The book's central achievement is voice. Three point-of-view protagonists, each rendered with such distinctive interiority that a reader can tell whose chapter it is from the first paragraph without checking the header. Logen Ninefingers speaks in short, laconic Northern sentences and reflects that you have to be realistic about these things — a refrain that carries every ounce of ironic weight it needs to by the end. Sand dan Glokta narrates his own life in a stream of self-loathing italics punctuated by why do I do this?, and no other character in modern fantasy has interiority that lands with the same precision or the same black comedy. Jezal dan Luthar is vain, hollow, and slowly beginning to suspect he is those things — his chapters are the funniest in the book because he is the only person who cannot see how ridiculous he is. That the reader can hold three such different voices in memory and never confuse them is Abercrombie's showpiece skill, and he was already this good in his debut.
The plotting is the book's most divisive element. The Blade Itself is almost pure first act. Very little is resolved by the end; the book closes on three journeys just beginning — Glokta sailing to Dagoska, Bayaz's party crossing the sea toward the Edge of the World, West marching north to fight Bethod — and none of the plot's real questions have been answered. Readers who need a self-contained arc will find the book unfinished. Readers who understand it as one third of a larger structure will find it perfectly paced. The Mercer conspiracy is a legitimate mini-arc that resolves inside the book; everything else is setup. Abercrombie treats the trilogy as a single 1,600-page novel, and The Blade Itself is the opening of it rather than a standalone. Whether that lands or not depends on what you brought to the book.
What does land, unambiguously, is the character work.
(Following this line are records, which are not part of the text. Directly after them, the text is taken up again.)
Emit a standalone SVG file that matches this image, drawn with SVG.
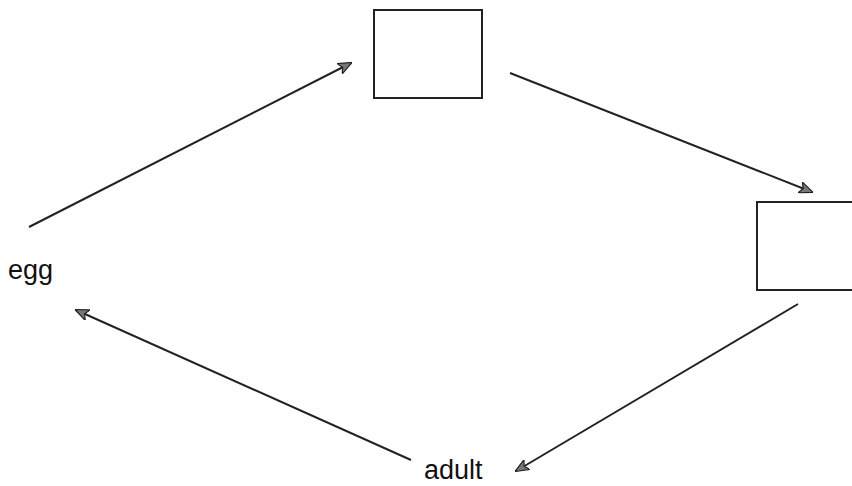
<svg xmlns="http://www.w3.org/2000/svg" width="852" height="486" viewBox="0 0 852 486">
<style>
.box{fill:#fff;stroke:#222;stroke-width:2}
.lbl{font-family:"Liberation Sans",Arial,sans-serif;font-size:27px;fill:#111}
.edge{stroke:#222;stroke-width:2;fill:none;marker-end:url(#ah)}
</style>
<defs>
<marker id="ah" viewBox="0 0 12 10" refX="11" refY="5" markerWidth="7" markerHeight="6" orient="auto" markerUnits="strokeWidth">
<path d="M0,0 L12,5 L0,10 L3,5 Z" fill="#777" stroke="#222" stroke-width="1"/>
</marker>
</defs>
<rect width="852" height="486" fill="#fff"/>
<g id="connectors">
<line class="edge" x1="29" y1="227" x2="351" y2="63"/>
<line class="edge" x1="510" y1="73" x2="812" y2="192"/>
<line class="edge" x1="798" y1="304" x2="516" y2="471"/>
<line class="edge" x1="411" y1="460" x2="76" y2="310"/>
</g>
<g id="box1"><rect class="box" x="374" y="10" width="108" height="88"/></g>
<g id="box2"><rect class="box" x="757" y="202" width="100" height="88"/></g>
<g id="egg"><text class="lbl" x="8" y="279">egg</text></g>
<g id="adult"><text class="lbl" x="424" y="479">adult</text></g>
</svg>
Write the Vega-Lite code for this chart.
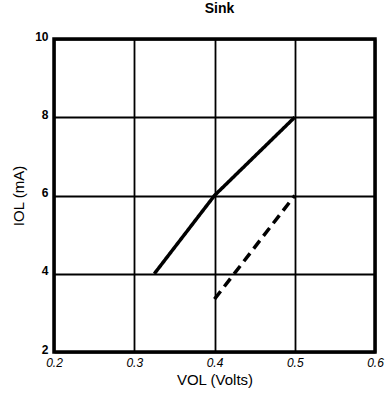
{
  "$schema": "https://vega.github.io/schema/vega-lite/v6.json",
  "width": 321,
  "height": 313,
  "autosize": {"type": "none"},
  "padding": {"left": 54, "top": 39, "right": 10, "bottom": 46},
  "background": "white",
  "title": {"text": "Sink", "font": "Liberation Sans", "fontSize": 14, "fontWeight": "bold", "color": "black", "offset": 14, "dx": 5},
  "config": {
    "view": {"stroke": "black", "strokeWidth": 3.5},
    "axis": {"grid": true, "gridColor": "black", "gridOpacity": 1, "gridWidth": 1.8, "domain": false, "ticks": false, "labelColor": "black", "labelFont": "Liberation Sans", "titleColor": "black", "titleFont": "Liberation Sans", "titleFontWeight": "normal", "titleFontSize": 15}
  },
  "data": {"values": [
    {"v": 0.325, "i": 4.0, "s": "a"},
    {"v": 0.4, "i": 6.0, "s": "a"},
    {"v": 0.415, "i": 6.3, "s": "a"},
    {"v": 0.5, "i": 8.0, "s": "a"},
    {"v": 0.4, "i": 3.35, "s": "b"},
    {"v": 0.5, "i": 6.0, "s": "b"}
  ]},
  "mark": {"type": "line", "color": "black", "strokeWidth": 3.5, "clip": true},
  "encoding": {
    "x": {"field": "v", "type": "quantitative", "scale": {"domain": [0.2, 0.6], "nice": false, "zero": false},
      "axis": {"values": [0.2, 0.3, 0.4, 0.5, 0.6], "format": ".1f", "title": "VOL  (Volts)", "labelFontSize": 12, "labelFontStyle": "italic", "labelPadding": 5, "titlePadding": 4, "labelFlush": false}},
    "y": {"field": "i", "type": "quantitative", "scale": {"domain": [2, 10], "nice": false, "zero": false},
      "axis": {"values": [2, 4, 6, 8, 10], "title": "IOL (mA)", "labelFontSize": 12, "labelFontWeight": "bold", "labelPadding": 6, "labelOffset": -3, "titlePadding": 8}},
    "strokeDash": {"field": "s", "type": "nominal", "scale": {"domain": ["a", "b"], "range": [[1, 0], [10, 6]]}, "legend": null}
  }
}
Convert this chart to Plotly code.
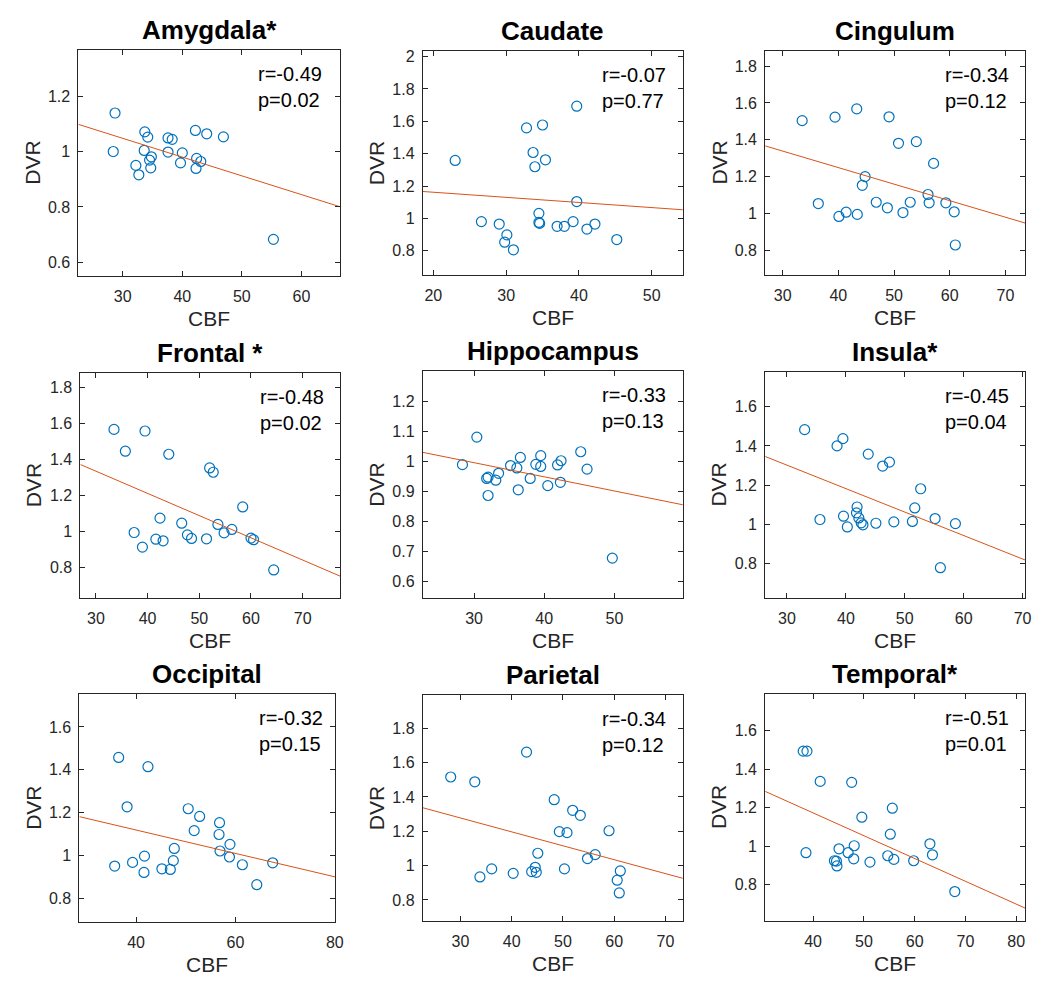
import plotly.graph_objects as go

# ---------------- data ----------------
regions = ["Amygdala*", "Caudate", "Cingulum", "Frontal *", "Hippocampus",
           "Insula*", "Occipital", "Parietal", "Temporal*"]

r_text = ["r=-0.49", "r=-0.07", "r=-0.34", "r=-0.48", "r=-0.33",
          "r=-0.45", "r=-0.32", "r=-0.34", "r=-0.51"]
p_text = ["p=0.02", "p=0.77", "p=0.12", "p=0.02", "p=0.13",
          "p=0.04", "p=0.15", "p=0.12", "p=0.01"]

cbf_amygdala = [28.7, 28.4, 33.7, 34.2, 33.6, 32.2, 32.7, 34.8, 34.5, 34.7, 37.6,
                38.3, 37.6, 40.0, 39.7, 42.2, 44.1, 46.9, 42.4, 43.1, 42.3, 55.3]
dvr_amygdala = [1.139, 1.000, 1.071, 1.052, 1.004, 0.950, 0.916, 0.981, 0.969, 0.941, 1.049,
                1.044, 0.998, 0.995, 0.959, 1.076, 1.064, 1.053, 0.975, 0.964, 0.939, 0.683]

cbf_caudate = [23.0, 26.6, 29.05, 30.1, 29.8, 31.0, 32.8, 35.0, 33.7, 33.95, 35.4,
               39.7, 34.5, 34.5, 34.6, 37.0, 38.0, 39.2, 39.7, 41.1, 42.2, 45.2]
dvr_caudate = [1.358, 0.980, 0.965, 0.898, 0.853, 0.806, 1.559, 1.577, 1.407, 1.319, 1.362,
               1.693, 1.031, 0.975, 0.969, 0.951, 0.951, 0.980, 1.104, 0.934, 0.965, 0.869]

cbf_cingulum = [33.5, 36.4, 39.4, 43.3, 40.1, 41.4, 43.4, 44.8, 44.3, 46.8, 48.8,
                49.1, 50.8, 54.0, 51.6, 52.9, 57.1, 56.1, 56.3, 59.3, 60.8, 61.0]
dvr_cingulum = [1.504, 1.054, 1.523, 1.568, 0.984, 1.007, 0.995, 1.200, 1.153, 1.061, 1.031,
                1.525, 1.381, 1.390, 1.005, 1.061, 1.272, 1.103, 1.058, 1.058, 1.009, 0.829]

cbf_frontal = [33.5, 35.7, 39.5, 44.1, 37.4, 39.0, 41.6, 42.4, 43.0, 46.6, 47.7,
               48.5, 51.4, 52.0, 52.7, 53.6, 54.8, 56.3, 58.4, 60.0, 60.5, 64.4]
dvr_frontal = [1.569, 1.448, 1.560, 1.431, 0.996, 0.915, 0.959, 1.076, 0.950, 1.048, 0.983,
               0.963, 0.961, 1.355, 1.331, 1.041, 0.994, 1.013, 1.138, 0.965, 0.956, 0.788]

cbf_hippocampus = [28.35, 30.4, 31.8, 32.0, 32.0, 33.1, 33.5, 35.2, 36.1, 36.3, 36.6,
                   38.0, 38.8, 39.5, 39.5, 40.5, 41.9, 42.4, 42.3, 45.2, 46.1, 49.7]
dvr_hippocampus = [0.989, 1.081, 0.943, 0.947, 0.886, 0.937, 0.960, 0.986, 0.978, 0.905, 1.013,
                   0.943, 0.990, 1.019, 0.983, 0.919, 0.988, 1.002, 0.930, 1.032, 0.974, 0.677]

cbf_insula = [33.0, 35.6, 38.5, 39.5, 39.6, 40.25, 41.9, 41.8, 42.2, 42.6, 42.9,
              43.8, 45.1, 46.25, 47.4, 48.15, 51.3, 51.7, 52.7, 55.15, 56.05, 58.6]
dvr_insula = [1.483, 1.024, 1.400, 1.437, 1.041, 0.986, 1.088, 1.058, 1.032, 1.007, 0.997,
              1.358, 1.005, 1.297, 1.317, 1.012, 1.014, 1.083, 1.181, 1.029, 0.778, 1.003]

cbf_occipital = [35.7, 36.5, 38.2, 39.3, 41.7, 41.6, 42.4, 45.2, 46.9, 47.5, 47.7,
                 50.5, 51.7, 52.8, 56.8, 56.7, 56.9, 58.9, 58.8, 61.4, 64.3, 67.5]
dvr_occipital = [0.952, 1.458, 1.228, 0.969, 0.998, 0.922, 1.415, 0.939, 0.936, 0.977, 1.034,
                 1.219, 1.117, 1.183, 1.154, 1.099, 1.022, 1.053, 0.994, 0.958, 0.865, 0.967]

cbf_parietal = [28.1, 32.8, 33.8, 36.1, 40.3, 42.9, 43.9, 44.6, 44.8, 45.1, 48.3,
                49.3, 50.8, 50.3, 51.9, 53.4, 54.8, 56.3, 59.0, 61.2, 60.6, 61.0]
dvr_parietal = [1.516, 1.488, 0.934, 0.981, 0.955, 1.661, 0.965, 0.990, 0.961, 1.072, 1.384,
                1.198, 1.192, 0.981, 1.322, 1.293, 1.041, 1.064, 1.203, 0.969, 0.915, 0.841]

cbf_temporal = [38.05, 38.8, 38.6, 41.4, 47.6, 49.6, 55.6, 55.2, 45.1, 44.2, 44.6,
                44.7, 46.9, 48.1, 48.0, 51.2, 54.7, 55.9, 59.8, 63.0, 63.5, 67.9]
dvr_temporal = [1.493, 1.493, 0.966, 1.336, 1.331, 1.150, 1.197, 1.062, 0.986, 0.924, 0.922,
                0.897, 0.966, 1.002, 0.934, 0.917, 0.950, 0.931, 0.924, 1.012, 0.955, 0.764]

cbf_values = [cbf_amygdala, cbf_caudate, cbf_cingulum, cbf_frontal, cbf_hippocampus,
              cbf_insula, cbf_occipital, cbf_parietal, cbf_temporal]
dvr_values = [dvr_amygdala, dvr_caudate, dvr_cingulum, dvr_frontal, dvr_hippocampus,
              dvr_insula, dvr_occipital, dvr_parietal, dvr_temporal]

# fitted regression line (slope, intercept)
fit_slope = [-0.00677, -0.00316, -0.008974, -0.012346, -0.004725,
             -0.011982, -0.005453, -0.008099, -0.011838]
fit_intercept = [1.2507, 1.2247, 1.608, 1.7073, 1.1373,
                 1.6611, 1.338, 1.5204, 1.6459]

# axis limits
x_ranges = [[22.55, 66.55], [18.55, 54.27], [26.86, 73.55], [27.0, 77.3], [22.7, 59.74],
            [26.3, 70.45], [28.6, 80.13], [22.65, 73.4], [30.57, 81.76]]
y_ranges = [[0.55, 1.367], [0.649, 2.035], [0.665, 1.883], [0.631, 1.883], [0.543, 1.302],
            [0.622, 1.778], [0.69, 1.754], [0.676, 1.994], [0.61, 1.79]]

# tick values / labels
x_ticks = [[30, 40, 50, 60], [20, 30, 40, 50], [30, 40, 50, 60, 70], [30, 40, 50, 60, 70],
           [30, 40, 50], [30, 40, 50, 60, 70], [40, 60, 80], [30, 40, 50, 60, 70],
           [40, 50, 60, 70, 80]]
y_ticks = [[0.6, 0.8, 1.0, 1.2],
           [0.8, 1.0, 1.2, 1.4, 1.6, 1.8, 2.0],
           [0.8, 1.0, 1.2, 1.4, 1.6, 1.8],
           [0.8, 1.0, 1.2, 1.4, 1.6, 1.8],
           [0.6, 0.7, 0.8, 0.9, 1.0, 1.1, 1.2],
           [0.8, 1.0, 1.2, 1.4, 1.6],
           [0.8, 1.0, 1.2, 1.4, 1.6],
           [0.8, 1.0, 1.2, 1.4, 1.6, 1.8],
           [0.8, 1.0, 1.2, 1.4, 1.6]]

x_label = "CBF"
y_label = "DVR"

# ---------------- layout geometry (pixels) ----------------
W, H = 1060, 1004
# left, right, top, bottom of each axes box
boxes = [(79, 343, 47, 274), (426, 688, 48, 273), (771, 1033, 48, 273),
         (81, 343, 371, 597), (426, 688, 369, 597), (771, 1033, 370, 597),
         (80, 338, 693, 922), (426, 688, 694, 921), (771, 1033, 693, 921)]

FONT = "Liberation Sans, Arial, Helvetica, sans-serif"
BLUE = "#0072BD"
ORANGE = "#D95319"
AXC = "#262626"


def fmt(v):
    s = ("%.1f" % v)
    return "1" if abs(v - 1) < 1e-9 else ("2" if abs(v - 2) < 1e-9 else s)


fig = go.Figure()
annotations = []
layout = {}

for i in range(9):
    L, R, T, B = boxes[i]
    xa = "x" if i == 0 else "x%d" % (i + 1)
    ya = "y" if i == 0 else "y%d" % (i + 1)
    xkey = "xaxis" if i == 0 else "xaxis%d" % (i + 1)
    ykey = "yaxis" if i == 0 else "yaxis%d" % (i + 1)

    fig.add_trace(go.Scatter(
        x=cbf_values[i], y=dvr_values[i], mode="markers", xaxis=xa, yaxis=ya,
        marker=dict(symbol="circle-open", size=10, color=BLUE, line=dict(width=1.2, color=BLUE)),
        showlegend=False, hoverinfo="x+y"))

    x0, x1 = x_ranges[i]
    fig.add_trace(go.Scatter(
        x=[x0, x1], y=[fit_intercept[i] + fit_slope[i] * x0, fit_intercept[i] + fit_slope[i] * x1],
        mode="lines", xaxis=xa, yaxis=ya, line=dict(color=ORANGE, width=1),
        showlegend=False, hoverinfo="skip"))

    common = dict(showline=True, linecolor=AXC, linewidth=1, mirror="ticks",
                  ticks="inside", ticklen=5, tickwidth=1, tickcolor=AXC,
                  showgrid=False, zeroline=False, fixedrange=True,
                  tickfont=dict(family=FONT, size=16, color=AXC))
    layout[xkey] = dict(common, domain=[L / W, R / W], range=x_ranges[i], anchor=ya,
                        tickmode="array", tickvals=x_ticks[i],
                        ticktext=[str(v) for v in x_ticks[i]], ticklabelstandoff=6)
    layout[ykey] = dict(common, domain=[1 - B / H, 1 - T / H], range=y_ranges[i], anchor=xa,
                        tickmode="array", tickvals=y_ticks[i],
                        ticktext=[fmt(v) for v in y_ticks[i]], ticklabelstandoff=4)

    cx = (L + R) / 2
    # title
    annotations.append(dict(text="<b>%s</b>" % regions[i], x=cx / W, y=1 - (T - 20) / H,
                            xref="paper", yref="paper", xanchor="center", yanchor="middle",
                            showarrow=False, font=dict(family=FONT, size=26, color="black")))
    # axis labels
    annotations.append(dict(text=x_label, x=cx / W, y=1 - (B + 42) / H, xref="paper", yref="paper",
                            xanchor="center", yanchor="middle", showarrow=False,
                            font=dict(family=FONT, size=21, color=AXC)))
    annotations.append(dict(text=y_label, x=(L - 47) / W, y=1 - ((T + B) / 2) / H, xref="paper",
                            yref="paper", xanchor="center", yanchor="middle", showarrow=False,
                            textangle=-90, font=dict(family=FONT, size=21, color=AXC)))
    # r / p text
    annotations.append(dict(text=r_text[i], x=(L + 179) / W, y=1 - (T + 24) / H, xref="paper",
                            yref="paper", xanchor="left", yanchor="middle", showarrow=False,
                            font=dict(family=FONT, size=20, color="black")))
    annotations.append(dict(text=p_text[i], x=(L + 179) / W, y=1 - (T + 50) / H, xref="paper",
                            yref="paper", xanchor="left", yanchor="middle", showarrow=False,
                            font=dict(family=FONT, size=20, color="black")))

fig.update_layout(width=W, height=H, margin=dict(l=0, r=0, t=0, b=0),
                  paper_bgcolor="white", plot_bgcolor="white",
                  annotations=annotations, **layout)

# remove the page's default body margin so the figure sits at the window origin
fig.write_html("out.html", config={"displayModeBar": False},
               post_script="document.body.style.margin='0';document.body.style.overflow='hidden';")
Logen's Bloody-Nine sequences — the killer persona that surfaces when he is cornered and narrates the slaughter in third person — are among the most disturbing prose Abercrombie has written, precisely because Logen the man clearly hates what he becomes. Glokta's torture scenes are the moral heart of the book: a man whose own body was destroyed by exactly the same techniques he now applies to others, asking himself between each session why he keeps doing it and answering, honestly, that he does not know. Jezal's arc is slower and quieter — a vain young officer being nudged toward the first suspicion that his self-image is a lie — but by the closing chapters he is a recognizably different person from the one who fleeces his friends at cards in chapter three. Bayaz is a portrait of the wizard as manipulator: not benevolent, not evil, just old and tired and playing a longer game than anyone at the table can see. When he rigs Jezal's Contest by pumping the Art into him from the stands, the reader understands immediately that every apparent victory in this world is bought or engineered by someone the winner cannot see.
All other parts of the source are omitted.